Wherever a line below holds the word "with", copy that line.
========================
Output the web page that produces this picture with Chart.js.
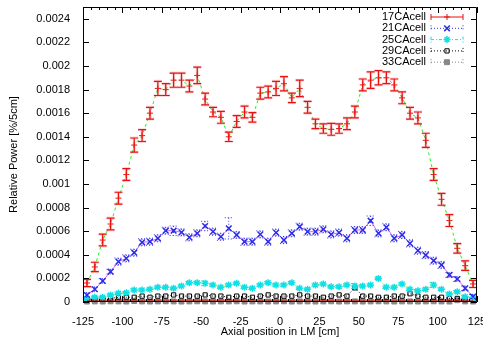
<!DOCTYPE html>
<html>
<head>
<meta charset="utf-8">
<script src="https://cdn.jsdelivr.net/npm/chart.js@4.4.0/dist/chart.umd.min.js"></script>
<style>body{margin:0;background:#fff}</style>
</head>
<body>
<canvas id="power-chart" width="483" height="340"></canvas>
<script>
// bin centres along the LM [cm]
const positions = [
  -122.5, -117.5, -112.5, -107.5, -102.5, -97.5, -92.5, -87.5, -82.5, -77.5,
  -72.5, -67.5, -62.5, -57.5, -52.5, -47.5, -42.5, -37.5, -32.5, -27.5,
  -22.5, -17.5, -12.5, -7.5, -2.5, 2.5, 7.5, 12.5, 17.5, 22.5,
  27.5, 32.5, 37.5, 42.5, 47.5, 52.5, 57.5, 62.5, 67.5, 72.5,
  77.5, 82.5, 87.5, 92.5, 97.5, 102.5, 107.5, 112.5, 117.5, 122.5
];

const cell17 = [
  0.000161, 0.000297, 0.000525, 0.000661, 0.00088, 0.00108, 0.00133, 0.00141, 0.0016, 0.00181,
  0.0018, 0.00188, 0.00188, 0.00183, 0.00192, 0.00172, 0.00161, 0.001565, 0.0014, 0.00153,
  0.00161, 0.001565, 0.00177, 0.00178, 0.00181, 0.00185, 0.00173, 0.00181, 0.00165, 0.00151,
  0.00147, 0.001463, 0.00147, 0.00151, 0.00161, 0.00184, 0.00188, 0.0019, 0.0019, 0.00184,
  0.00173, 0.0016, 0.00156, 0.00137, 0.00108, 0.00087, 0.00069, 0.000455, 0.000308, 0.000153
];
const cell17Err = [
  0.00003, 0.00004, 0.00005, 0.00005, 0.00005, 0.00005, 0.00006, 0.00005, 0.00005, 0.00006,
  0.00005, 0.00006, 0.00006, 0.00005, 0.00007, 0.00005, 0.00004, 0.00005, 0.00004, 0.00005,
  0.00005, 0.00004, 0.00005, 0.00005, 0.00006, 0.00006, 0.00004, 0.00007, 0.00005, 0.00004,
  0.00004, 0.00005, 0.00004, 0.00005, 0.00005, 0.00005, 0.00007, 0.00006, 0.00005, 0.00005,
  0.00005, 0.00005, 0.00005, 0.00006, 0.00005, 0.00005, 0.00005, 0.00004, 0.00004, 0.00003
];

const cell21 = [
  0.000059, 0.000108, 0.000178, 0.000257, 0.000342, 0.00037, 0.000418, 0.000506, 0.000511, 0.00054,
  0.000604, 0.000604, 0.00059, 0.000548, 0.000582, 0.000644, 0.000596, 0.000553, 0.000624, 0.000568,
  0.000511, 0.000511, 0.000573, 0.000511, 0.000588, 0.000525, 0.000582, 0.000638, 0.000596, 0.000596,
  0.000616, 0.000573, 0.000588, 0.00054, 0.00061, 0.00061, 0.000689, 0.000582, 0.000633, 0.00054,
  0.000568, 0.000497, 0.000435, 0.000398, 0.00035, 0.000314, 0.000229, 0.000195, 0.000116, 0.000045
];
const cell21Err = [
  0.00002, 0.00002, 0.00002, 0.00002, 0.00003, 0.00003, 0.00003, 0.00003, 0.00003, 0.00003,
  0.00003, 0.00004, 0.00003, 0.00003, 0.00003, 0.00004, 0.00003, 0.00003, 0.00009, 0.00003,
  0.00003, 0.00003, 0.00003, 0.00003, 0.00003, 0.00003, 0.00003, 0.00003, 0.00003, 0.00003,
  0.00003, 0.00003, 0.00003, 0.00003, 0.00003, 0.00003, 0.00004, 0.00003, 0.00003, 0.00003,
  0.00003, 0.00003, 0.00003, 0.00003, 0.00003, 0.00003, 0.00002, 0.00002, 0.00002, 0.00002
];

const cell25 = [
  0.00003, 0.00004, 0.00004, 0.000059, 0.000074, 0.000079, 0.000102, 0.000102, 0.000108, 0.000125,
  0.000125, 0.000116, 0.000136, 0.000164, 0.000164, 0.000158, 0.000144, 0.000125, 0.000144, 0.000158,
  0.000125, 0.000116, 0.000144, 0.000164, 0.000144, 0.000144, 0.000164, 0.000116, 0.000108, 0.000144,
  0.000153, 0.00013, 0.00013, 0.000144, 0.000136, 0.000136, 0.000144, 0.0002, 0.000125, 0.000125,
  0.000153, 0.000108, 0.000096, 0.000108, 0.000144, 0.000108, 0.000068, 0.000087, 0.000045, 0.00003
];
const cell25Err = [
  0.00001, 0.00001, 0.00001, 0.00001, 0.00001, 0.00001, 0.00001, 0.00001, 0.00001, 0.00001,
  0.00001, 0.00001, 0.00001, 0.00001, 0.00001, 0.00002, 0.00001, 0.00001, 0.00001, 0.00001,
  0.00001, 0.00001, 0.00001, 0.00001, 0.00001, 0.00001, 0.00001, 0.00001, 0.00001, 0.00001,
  0.00001, 0.00001, 0.00001, 0.00001, 0.00002, 0.00001, 0.00001, 0.00001, 0.00001, 0.00001,
  0.00001, 0.00001, 0.00001, 0.00001, 0.00002, 0.00001, 0.00001, 0.00001, 0.00001, 0.00001
];

const cell29 = [
  0.00002, 0.00003, 0.00003, 0.00003, 0.00004, 0.00004, 0.00004, 0.00005, 0.00004, 0.00005,
  0.00005, 0.00006, 0.00005, 0.00005, 0.00005, 0.00006, 0.00005, 0.00005, 0.00004, 0.00005,
  0.00005, 0.00004, 0.00005, 0.00006, 0.00005, 0.00005, 0.00005, 0.00006, 0.00005, 0.00005,
  0.00004, 0.00005, 0.00006, 0.00005, 0.00012, 0.00005, 0.00005, 0.00004, 0.00004, 0.00005,
  0.00005, 0.00007, 0.00005, 0.00004, 0.00004, 0.00004, 0.00003, 0.00003, 0.00002, 0.00002
];

const cell33 = [
  0.000004, 0.000005, 0.000004, 0.000006, 0.000005, 0.000004, 0.000008, 0.000005, 0.000004, 0.000005,
  0.000006, 0.000005, 0.000004, 0.000005, 0.000006, 0.000005, 0.000004, 0.000005, 0.000005, 0.000006,
  0.000004, 0.000005, 0.000005, 0.000004, 0.000005, 0.000006, 0.000004, 0.000005, 0.000005, 0.000004,
  0.000005, 0.000006, 0.000004, 0.000005, 0.000005, 0.000004, 0.000005, 0.000006, 0.000005, 0.000004,
  0.000005, 0.000005, 0.000004, 0.000005, 0.000006, 0.000005, 0.000004, 0.000015, 0.000005, 0.000004
];

// thin red line running along the bottom
const baseLine = [
  0.000015, 0.000015, 0.000015, 0.000015, 0.000015, 0.000015, 0.000015, 0.000015, 0.000015, 0.000015,
  0.000015, 0.000015, 0.000015, 0.000015, 0.000015, 0.000015, 0.000015, 0.000015, 0.000015, 0.000015,
  0.000015, 0.000015, 0.000015, 0.000015, 0.000015, 0.000015, 0.000015, 0.000015, 0.000015, 0.000015,
  0.000015, 0.000015, 0.000015, 0.000015, 0.000015, 0.000015, 0.000015, 0.000015, 0.000015, 0.000015,
  0.000015, 0.000015, 0.000015, 0.000015, 0.000015, 0.000015, 0.000015, 0.000015, 0.000015, 0.000015
];

const xTicks = [-125, -100, -75, -50, -25, 0, 25, 50, 75, 100, 125];
const xTickLabels = ['-125', '-100', '-75', '-50', '-25', '0', '25', '50', '75', '100', '125'];
const yTicks = [0, 0.0002, 0.0004, 0.0006, 0.0008, 0.001, 0.0012, 0.0014, 0.0016, 0.0018, 0.002, 0.0022, 0.0024];
const yTickLabels = ['0', '0.0002', '0.0004', '0.0006', '0.0008', '0.001', '0.0012', '0.0014', '0.0016', '0.0018', '0.002', '0.0022', '0.0024'];

const FONT = "'Liberation Sans', Arial, sans-serif";
const pts = vals => positions.map((p, i) => ({ x: p, y: vals[i] }));

// vertical error bars with caps
const errorBars = {
  id: 'errorBars',
  afterDatasetsDraw(chart) {
    const ctx = chart.ctx, xs = chart.scales.x, ys = chart.scales.y;
    chart.data.datasets.forEach(ds => {
      if (!ds.errors) return;
      const passes = ds.errorHalo ? [[ds.errorHalo, 3, []], [ds.errorColor, ds.errorWidth, ds.errorDash]] : [[ds.errorColor, ds.errorWidth, ds.errorDash]];
      passes.forEach(([col, w, dash]) => {
        ctx.save();
        ctx.strokeStyle = col;
        ctx.lineWidth = w;
        ctx.setLineDash(dash);
        ds.data.forEach((p, i) => {
          const px = xs.getPixelForValue(p.x);
          const t = ys.getPixelForValue(p.y + ds.errors[i]);
          const b = ys.getPixelForValue(p.y - ds.errors[i]);
          ctx.beginPath();
          ctx.moveTo(px, t); ctx.lineTo(px, b);
          ctx.moveTo(px - 4, t); ctx.lineTo(px + 4, t);
          ctx.moveTo(px - 4, b); ctx.lineTo(px + 4, b);
          ctx.stroke();
        });
        ctx.restore();
      });
    });
  }
};

// gnuplot style frame with inward ticks, and the key
const frameAndKey = {
  id: 'frameAndKey',
  afterDraw(chart) {
    const ctx = chart.ctx, a = chart.chartArea, xs = chart.scales.x, ys = chart.scales.y;
    ctx.save();
    ctx.strokeStyle = '#000';
    ctx.lineWidth = 1;
    ctx.beginPath();
    ctx.rect(a.left + 0.5, a.top + 0.5, a.right - a.left - 1, a.bottom - a.top - 1);
    xTicks.forEach(v => {
      const px = Math.round(xs.getPixelForValue(v)) + 0.5;
      ctx.moveTo(px, a.bottom); ctx.lineTo(px, a.bottom - 6);
      ctx.moveTo(px, a.top); ctx.lineTo(px, a.top + 6);
    });
    positions.forEach(v => {
      const px = Math.round(xs.getPixelForValue(v - 2.5)) + 0.5;
      ctx.moveTo(px, a.bottom); ctx.lineTo(px, a.bottom - 3);
      ctx.moveTo(px, a.top); ctx.lineTo(px, a.top + 3);
    });
    yTicks.forEach(v => {
      const py = Math.round(ys.getPixelForValue(v)) + 0.5;
      ctx.moveTo(a.left, py); ctx.lineTo(a.left + 6, py);
      ctx.moveTo(a.right, py); ctx.lineTo(a.right - 6, py);
    });
    ctx.stroke();

    // key
    ctx.font = '11px ' + FONT;
    ctx.fillStyle = '#000';
    ctx.textAlign = 'right';
    ctx.textBaseline = 'middle';
    let row = 0;
    chart.data.datasets.forEach(ds => {
      if (!ds.label) return;
      const y = 17 + row * 11.3;
      ctx.fillText(ds.label, 426, y);
      ctx.save();
      ctx.strokeStyle = ds.errorColor;
      ctx.lineWidth = 1;
      ctx.setLineDash(ds.errorDash);
      ctx.beginPath();
      ctx.moveTo(431, y); ctx.lineTo(463, y);
      ctx.moveTo(431, y - 3); ctx.lineTo(431, y + 3);
      ctx.moveTo(463, y - 3); ctx.lineTo(463, y + 3);
      ctx.stroke();
      ctx.setLineDash([]);
      ctx.strokeStyle = ds.pointBorderColor;
      ctx.fillStyle = ds.pointBackgroundColor;
      ctx.lineWidth = ds.pointBorderWidth;
      Chart.helpers.drawPoint(ctx, { pointStyle: ds.pointStyle, radius: ds.pointRadius, rotation: 0, borderWidth: ds.pointBorderWidth }, 447, y);
      ctx.restore();
      ctx.fillStyle = '#000';
      row++;
    });
    ctx.restore();
  }
};

new Chart(document.getElementById('power-chart'), {
  type: 'line',
  data: {
    datasets: [
      {
        label: '17CAcell', data: pts(cell17), errors: cell17Err,
        errorColor: '#e81010', errorWidth: 1.2, errorDash: [], errorHalo: 'rgba(240,120,130,0.3)',
        borderColor: '#22ee22', borderWidth: 1, borderDash: [3, 3],
        pointStyle: 'cross', pointRadius: 3, pointBorderColor: '#e81010',
        pointBackgroundColor: '#e81010', pointBorderWidth: 1, order: 1
      },
      {
        label: '21CAcell', data: pts(cell21), errors: cell21Err,
        errorColor: '#3030f0', errorWidth: 1, errorDash: [1, 2],
        borderColor: '#e060e8', borderWidth: 1,
        pointStyle: 'crossRot', pointRadius: 4, pointBorderColor: '#2a2ae8',
        pointBackgroundColor: '#2a2ae8', pointBorderWidth: 1.5, order: 2
      },
      {
        label: '25CAcell', data: pts(cell25), errors: cell25Err,
        errorColor: '#10e0e8', errorWidth: 1, errorDash: [3, 2, 1, 2],
        borderColor: '#e8e820', borderWidth: 1, borderDash: [3, 2],
        pointStyle: 'star', pointRadius: 3.5, pointBorderColor: '#10e0e8',
        pointBackgroundColor: '#10e0e8', pointBorderWidth: 1.5, order: 3
      },
      {
        label: '29CAcell', data: pts(cell29), errors: null,
        errorColor: '#000', errorWidth: 1, errorDash: [1, 2],
        borderColor: '#000', borderWidth: 1, borderDash: [1, 2],
        pointStyle: 'rect', pointRadius: 3, pointBorderColor: '#000',
        pointBackgroundColor: 'rgba(0,0,0,0)', pointBorderWidth: 1, order: 4
      },
      {
        label: '33CAcell', data: pts(cell33), errors: null,
        errorColor: '#888', errorWidth: 1, errorDash: [1, 2],
        borderColor: '#888', borderWidth: 1, borderDash: [1, 2],
        pointStyle: 'rect', pointRadius: 3.5, pointBorderColor: '#888',
        pointBackgroundColor: '#888', pointBorderWidth: 1, order: 5
      },
      {
        label: '', data: pts(baseLine),
        borderColor: '#d42a1a', borderWidth: 1, pointRadius: 0, order: 0
      }
    ]
  },
  options: {
    responsive: false,
    animation: false,
    clip: 6,
    layout: { padding: { top: 7, right: 6, left: 0, bottom: 0 } },
    plugins: { legend: { display: false }, tooltip: { enabled: false } },
    scales: {
      x: {
        type: 'linear', min: -125, max: 125,
        grid: { display: false }, border: { display: false },
        afterBuildTicks: s => { s.ticks = xTicks.map(v => ({ value: v })); },
        afterFit: s => { s.height = 38; s.paddingLeft = 0; s.paddingRight = 0; },
        ticks: {
          padding: 5, color: '#000', maxRotation: 0, autoSkip: false,
          font: { family: FONT, size: 11 },
          callback: (v, i) => xTickLabels[i]
        },
        title: {
          display: true, text: 'Axial position in LM [cm]', color: '#000',
          font: { family: FONT, size: 11 }, padding: { top: 0, bottom: 1 }
        }
      },
      y: {
        min: 0, max: 0.0025,
        grid: { display: false }, border: { display: false },
        afterBuildTicks: s => { s.ticks = yTicks.map(v => ({ value: v })); },
        afterFit: s => { s.width = 83; s.paddingTop = 0; s.paddingBottom = 0; },
        ticks: {
          padding: 5, color: '#000', autoSkip: false,
          font: { family: FONT, size: 11 },
          callback: (v, i) => yTickLabels[i]
        },
        title: {
          display: true, text: 'Relative Power [%/5cm]', color: '#000',
          font: { family: FONT, size: 11 }, padding: { top: 7, bottom: 0 }
        }
      }
    }
  },
  plugins: [errorBars, frameAndKey]
});
</script>
</body>
</html>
========================
**Solved problem**
Output the web page that produces this picture with Chart.js.
// vertical error bars with caps
// gnuplot style frame with inward ticks, and the key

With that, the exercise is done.